Outcome-Driven Innovation
A systematic innovation process developed by Tony Ulwick that uses customer-desired outcomes as metrics to discover unmet needs and guide product development.
Also known as: ODI, Outcome-Based Innovation, Ulwick Method
Category: Frameworks
Tags: innovations, products, customer-research, strategies, frameworks, methodologies
Explanation
Outcome-Driven Innovation (ODI) is a strategy and innovation methodology developed by Tony Ulwick that treats innovation as a predictable, measurable process rather than a creative gamble. It operationalizes Jobs to Be Done theory with a rigorous framework for identifying, prioritizing, and satisfying unmet customer needs.
**Core Principle**:
Customers don't want products—they want to achieve outcomes. Innovation succeeds when it helps customers achieve important outcomes they're currently struggling with.
**The ODI Process**:
1. **Define the Job**: Identify the core job customers are trying to get done (functional, emotional, social)
2. **Discover Desired Outcomes**: Uncover 50-150 outcome statements customers use to measure success
- Format: "Minimize the time it takes to [do something]"

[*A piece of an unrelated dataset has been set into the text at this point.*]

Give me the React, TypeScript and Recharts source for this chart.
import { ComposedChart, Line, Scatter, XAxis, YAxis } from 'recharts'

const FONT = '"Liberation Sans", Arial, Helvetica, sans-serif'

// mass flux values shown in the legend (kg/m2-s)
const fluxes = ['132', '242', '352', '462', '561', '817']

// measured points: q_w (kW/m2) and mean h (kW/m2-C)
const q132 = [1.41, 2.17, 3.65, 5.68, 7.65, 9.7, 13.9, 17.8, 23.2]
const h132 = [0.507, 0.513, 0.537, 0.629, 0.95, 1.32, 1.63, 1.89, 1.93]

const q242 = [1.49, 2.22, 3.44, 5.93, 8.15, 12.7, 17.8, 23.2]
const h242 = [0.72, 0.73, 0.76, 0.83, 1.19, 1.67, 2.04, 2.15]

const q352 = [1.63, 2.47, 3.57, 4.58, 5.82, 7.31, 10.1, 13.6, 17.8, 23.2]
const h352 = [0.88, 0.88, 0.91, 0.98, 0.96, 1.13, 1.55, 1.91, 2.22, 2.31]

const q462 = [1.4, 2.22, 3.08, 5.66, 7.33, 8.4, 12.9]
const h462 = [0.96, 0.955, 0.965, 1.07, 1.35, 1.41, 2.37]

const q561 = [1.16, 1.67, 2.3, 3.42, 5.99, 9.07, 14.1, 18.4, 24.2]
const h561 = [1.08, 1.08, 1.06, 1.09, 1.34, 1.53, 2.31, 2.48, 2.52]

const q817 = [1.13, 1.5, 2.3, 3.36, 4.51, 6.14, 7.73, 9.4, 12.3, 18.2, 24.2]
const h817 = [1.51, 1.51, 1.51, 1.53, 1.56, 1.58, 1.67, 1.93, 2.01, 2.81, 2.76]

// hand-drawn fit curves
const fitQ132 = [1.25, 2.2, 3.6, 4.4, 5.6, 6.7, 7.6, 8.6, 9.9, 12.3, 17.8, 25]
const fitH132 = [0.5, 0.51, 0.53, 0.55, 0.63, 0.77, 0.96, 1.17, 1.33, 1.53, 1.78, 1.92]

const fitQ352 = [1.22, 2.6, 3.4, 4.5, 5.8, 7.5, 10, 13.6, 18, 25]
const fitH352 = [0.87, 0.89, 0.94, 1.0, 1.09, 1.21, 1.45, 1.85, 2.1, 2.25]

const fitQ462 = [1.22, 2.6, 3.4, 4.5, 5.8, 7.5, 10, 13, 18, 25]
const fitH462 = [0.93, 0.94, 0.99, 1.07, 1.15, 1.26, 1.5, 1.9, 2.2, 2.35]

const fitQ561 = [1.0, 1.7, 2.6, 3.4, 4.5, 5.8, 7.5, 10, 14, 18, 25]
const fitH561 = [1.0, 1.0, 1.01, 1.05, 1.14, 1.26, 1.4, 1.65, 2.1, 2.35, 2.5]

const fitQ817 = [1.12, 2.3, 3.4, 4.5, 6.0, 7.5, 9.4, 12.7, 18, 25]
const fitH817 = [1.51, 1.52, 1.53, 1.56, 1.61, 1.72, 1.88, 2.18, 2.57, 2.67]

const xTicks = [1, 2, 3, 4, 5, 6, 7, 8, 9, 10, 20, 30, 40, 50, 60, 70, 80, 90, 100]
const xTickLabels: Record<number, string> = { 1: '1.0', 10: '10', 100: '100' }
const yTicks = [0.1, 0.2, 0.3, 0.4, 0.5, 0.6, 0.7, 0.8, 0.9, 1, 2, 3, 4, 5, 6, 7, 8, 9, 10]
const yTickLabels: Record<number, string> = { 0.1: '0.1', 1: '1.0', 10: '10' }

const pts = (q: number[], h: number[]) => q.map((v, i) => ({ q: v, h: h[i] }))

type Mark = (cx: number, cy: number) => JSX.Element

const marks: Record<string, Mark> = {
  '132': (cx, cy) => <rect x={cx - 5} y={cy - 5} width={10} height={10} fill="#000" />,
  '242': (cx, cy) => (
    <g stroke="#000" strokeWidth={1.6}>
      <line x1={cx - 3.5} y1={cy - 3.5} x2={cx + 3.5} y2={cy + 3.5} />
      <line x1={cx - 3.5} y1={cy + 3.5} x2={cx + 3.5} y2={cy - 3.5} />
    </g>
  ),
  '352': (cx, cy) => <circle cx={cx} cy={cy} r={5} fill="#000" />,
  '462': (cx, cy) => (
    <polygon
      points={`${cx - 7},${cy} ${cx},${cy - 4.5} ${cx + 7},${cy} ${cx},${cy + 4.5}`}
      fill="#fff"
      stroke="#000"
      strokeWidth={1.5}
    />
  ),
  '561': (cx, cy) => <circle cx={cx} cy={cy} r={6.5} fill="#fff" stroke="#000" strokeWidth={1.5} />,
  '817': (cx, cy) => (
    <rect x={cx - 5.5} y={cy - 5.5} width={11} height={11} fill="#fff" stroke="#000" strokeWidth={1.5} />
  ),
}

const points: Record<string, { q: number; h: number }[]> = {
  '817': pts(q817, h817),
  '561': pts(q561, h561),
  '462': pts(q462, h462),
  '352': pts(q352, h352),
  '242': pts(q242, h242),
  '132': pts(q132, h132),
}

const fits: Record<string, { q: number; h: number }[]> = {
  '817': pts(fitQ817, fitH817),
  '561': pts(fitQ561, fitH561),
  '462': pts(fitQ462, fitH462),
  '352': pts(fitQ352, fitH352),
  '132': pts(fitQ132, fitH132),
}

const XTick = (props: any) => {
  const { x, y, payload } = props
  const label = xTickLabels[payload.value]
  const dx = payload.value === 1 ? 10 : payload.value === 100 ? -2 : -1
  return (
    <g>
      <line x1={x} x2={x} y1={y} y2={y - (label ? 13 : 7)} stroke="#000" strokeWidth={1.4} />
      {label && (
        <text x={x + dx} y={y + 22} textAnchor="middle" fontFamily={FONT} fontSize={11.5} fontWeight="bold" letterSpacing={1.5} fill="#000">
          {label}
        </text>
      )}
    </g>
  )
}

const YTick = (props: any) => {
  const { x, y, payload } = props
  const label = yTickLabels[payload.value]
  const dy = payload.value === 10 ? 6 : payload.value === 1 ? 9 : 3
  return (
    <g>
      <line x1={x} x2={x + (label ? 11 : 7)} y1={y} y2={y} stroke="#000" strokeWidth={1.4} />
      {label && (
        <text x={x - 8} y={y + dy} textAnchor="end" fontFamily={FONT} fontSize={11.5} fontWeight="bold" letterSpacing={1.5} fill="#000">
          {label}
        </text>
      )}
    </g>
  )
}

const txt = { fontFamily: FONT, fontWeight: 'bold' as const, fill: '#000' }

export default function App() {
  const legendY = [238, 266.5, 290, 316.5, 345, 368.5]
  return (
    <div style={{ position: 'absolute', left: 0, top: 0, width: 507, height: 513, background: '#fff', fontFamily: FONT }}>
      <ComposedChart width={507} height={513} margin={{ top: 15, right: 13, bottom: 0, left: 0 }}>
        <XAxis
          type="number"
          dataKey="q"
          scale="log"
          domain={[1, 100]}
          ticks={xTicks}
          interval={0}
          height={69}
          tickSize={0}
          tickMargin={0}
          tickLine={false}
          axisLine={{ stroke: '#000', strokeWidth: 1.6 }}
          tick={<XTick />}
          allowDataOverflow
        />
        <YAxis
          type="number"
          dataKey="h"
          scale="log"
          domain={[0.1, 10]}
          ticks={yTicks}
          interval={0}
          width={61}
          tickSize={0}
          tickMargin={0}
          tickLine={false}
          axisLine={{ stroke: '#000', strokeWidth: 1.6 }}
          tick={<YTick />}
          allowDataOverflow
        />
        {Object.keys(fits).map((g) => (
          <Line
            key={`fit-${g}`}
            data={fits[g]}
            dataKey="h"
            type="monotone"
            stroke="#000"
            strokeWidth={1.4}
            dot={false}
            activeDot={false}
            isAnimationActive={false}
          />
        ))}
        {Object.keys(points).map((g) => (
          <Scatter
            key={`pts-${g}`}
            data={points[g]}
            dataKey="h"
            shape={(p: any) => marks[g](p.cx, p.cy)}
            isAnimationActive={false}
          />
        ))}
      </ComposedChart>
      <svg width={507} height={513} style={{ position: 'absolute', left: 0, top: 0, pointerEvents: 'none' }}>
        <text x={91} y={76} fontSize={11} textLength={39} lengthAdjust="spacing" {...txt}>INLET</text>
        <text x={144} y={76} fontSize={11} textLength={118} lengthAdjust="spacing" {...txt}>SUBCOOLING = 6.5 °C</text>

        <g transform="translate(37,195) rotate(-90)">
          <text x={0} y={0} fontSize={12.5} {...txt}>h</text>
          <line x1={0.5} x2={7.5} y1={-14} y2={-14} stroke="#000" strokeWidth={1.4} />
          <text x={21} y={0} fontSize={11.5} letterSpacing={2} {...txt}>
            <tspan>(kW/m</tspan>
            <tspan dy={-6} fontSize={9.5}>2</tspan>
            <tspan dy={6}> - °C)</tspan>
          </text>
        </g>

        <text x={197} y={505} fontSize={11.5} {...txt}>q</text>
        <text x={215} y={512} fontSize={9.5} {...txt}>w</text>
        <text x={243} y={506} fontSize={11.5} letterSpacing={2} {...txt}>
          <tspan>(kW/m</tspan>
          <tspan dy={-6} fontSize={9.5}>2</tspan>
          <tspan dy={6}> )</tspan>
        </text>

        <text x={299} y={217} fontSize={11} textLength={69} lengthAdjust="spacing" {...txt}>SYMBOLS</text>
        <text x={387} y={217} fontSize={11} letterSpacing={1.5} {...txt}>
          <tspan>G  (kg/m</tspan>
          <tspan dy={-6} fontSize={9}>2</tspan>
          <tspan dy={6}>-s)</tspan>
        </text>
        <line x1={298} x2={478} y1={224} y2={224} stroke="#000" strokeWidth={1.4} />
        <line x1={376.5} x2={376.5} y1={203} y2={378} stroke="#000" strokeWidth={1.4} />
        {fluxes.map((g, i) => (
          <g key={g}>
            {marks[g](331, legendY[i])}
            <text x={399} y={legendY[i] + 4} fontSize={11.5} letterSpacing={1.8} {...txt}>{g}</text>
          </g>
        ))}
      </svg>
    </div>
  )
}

- Example: "Minimize the time it takes to find relevant information"
3. **Quantify Unmet Needs**: Survey customers on:
- Importance of each outcome (1-5 scale)
- Satisfaction with current solutions (1-5 scale)
4. **Calculate Opportunity Score**:
Opportunity = Importance + max(Importance - Satisfaction, 0)

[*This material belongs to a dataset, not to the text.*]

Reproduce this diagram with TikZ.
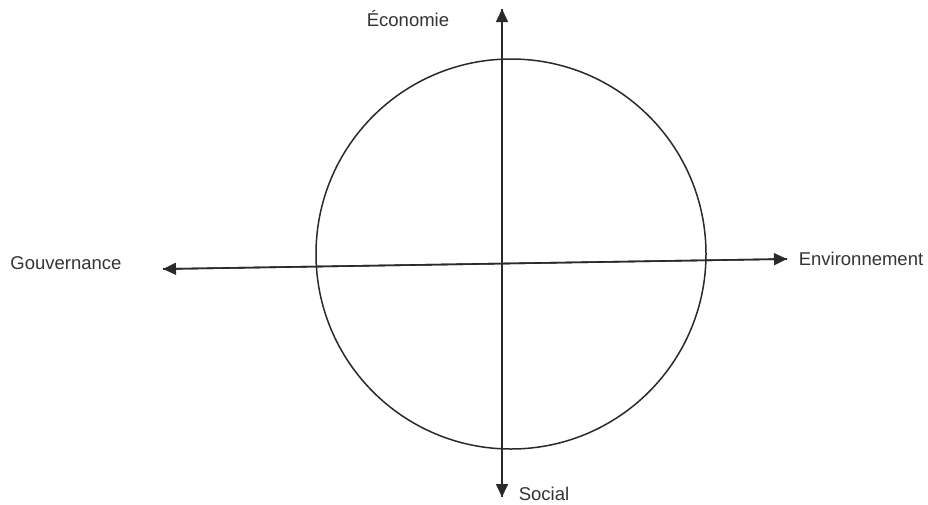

- Score > 10: Underserved (innovation opportunity)
- Score 6-10: Appropriately served
- Score < 6: Overserved (cost reduction opportunity)
5. **Segment by Unmet Needs**: Group customers by their outcome patterns, not demographics
6. **Target High-Opportunity Outcomes**: Focus R&D on outcomes with highest opportunity scores
**Why ODI Works**:
- Outcomes are stable (technologies change, jobs don't)
- Quantified data replaces opinions and intuition
- Innovation investment is targeted, not scattered
- Success can be measured before launch
**ODI vs. Traditional Research**:
| Traditional | ODI |
|-------------|-----|
| "What do you want?" | "What are you trying to accomplish?" |
| Feature requests | Outcome metrics |
| Demographic segments | Needs-based segments |
| Gut-feel prioritization | Opportunity algorithm |
**Applications**:
- New product development
- Product line extensions
- Service design
- M&A target identification
- Competitive analysis
ODI has been used successfully by companies like Microsoft, J&J, Bosch, and Arm & Hammer to achieve innovation success rates significantly above industry averages.